I have an entire photo album filled to the brim with pictures of tourist attractions that are famous mostly for being photographed. How my picture of Notre Dame is better than any other is beyond me. In fact, now I wonder why people travel thousands of miles to take pictures of the things they've seen in pictures. Whenever I see tourists pointing cameras at the CN Tower, I want to shake them and yell, "Take pictures of each other! That tower isn't going anywhere, but your Aunt Mildred here is hanging on by a thread!"

In all my three hundred plus pictures of Paris, I'm in precisely one of them. My eyes are shut and my fanny pack looks like a neon green kangaroo pouch, but at least I know I was there. There's proof, even if I don't recall the monument I'm obscuring. The rest are the same ones you can find in any Paris travel guide, minus the occasional blue and yellow streak of Bernie's jacket in the distance.

This trip is just one example of many things I've mostly forgotten.
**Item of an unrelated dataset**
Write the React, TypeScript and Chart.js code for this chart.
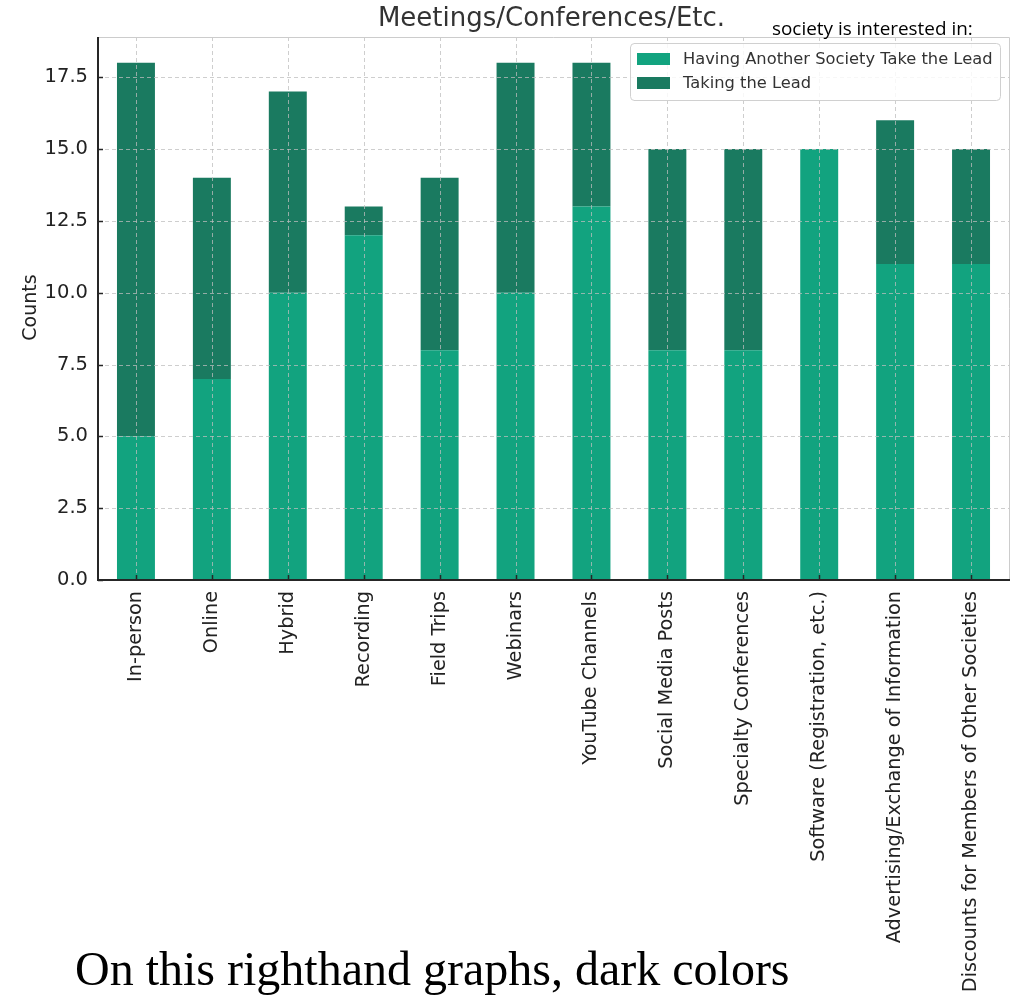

Entire family trips, gone. Whole visits back home, erased. Sometimes friends and family members see my forgetfulness as a lack of caring and get offended. I constantly have to reassure people that it's not that I didn't have a good time; it's just that I was probably focusing on the next good time.

I like to think that I live in the now, rather than the then. I'm not one to dwell on the past, nor do I plan too far into the future. When memories do come my way, either in a dream or in a daydream, I find myself discovering them with the same enthusiasm as though they had never happened in the first place.

So while I don't remember much about Paris, I know I was there. And some day I'll be there again, for the very first time.